Moreover, even when illegal factoring company practices have been challenged in court, questionably applied procedural and jurisdictional barriers have frequently prevented victims from receiving a remedy.
To address both of these issues, this Note recommends, based on current industry practices and basic contract law principles, that courts recognize that tort victims are direct or third-party beneficiaries of the anti-assignment clauses that accompany structured settlement agreements and, as a result, require that the insurance companies charged with dispensing structured settlement payments exercise their contractual obligation of good faith when choosing whether to enforce or waive these clauses.
The recognition of this claim will provide both an adverse party during the petition proceedings (when the insurance company finds that its obligation of good faith requires it to contest the petition) and, in the event that the insurance company did not exercise those obligations properly, a cause of action and potential remedy for victimized sellers.
Additionally, this Note suggests that legislatures take steps to improve the transparency and quality of the secondary market, either by creating a state-managed auction to serve victims who desire to sell their settlements—by, for example, modeling them after the auctions that facilitate tax deed sales in most states
—or by having courts funnel prospective sellers to alternative market participants, such as the list of qualified brokers that is already managed by the DOJ.
This Note proceeds in three parts.

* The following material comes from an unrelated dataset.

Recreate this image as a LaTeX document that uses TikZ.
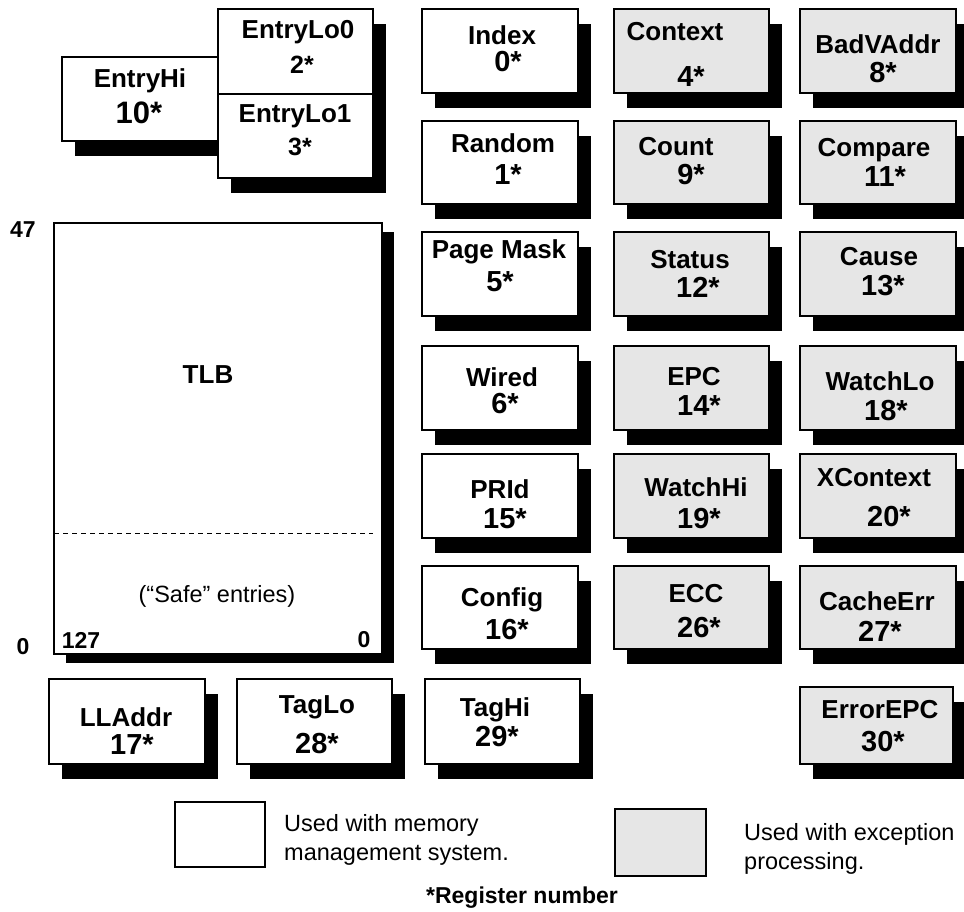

Part I describes the history of structured settlements, documents the rise of the factoring industry, and provides an overview of the legislative response to the industry. In addition to offering an explanation for why this legislative response has failed to accomplish its goals, Part II surveys litigation and public enforcement efforts challenging abusive factoring industry practices and explains why litigation has historically been rare. Part III elaborates on the solutions described above.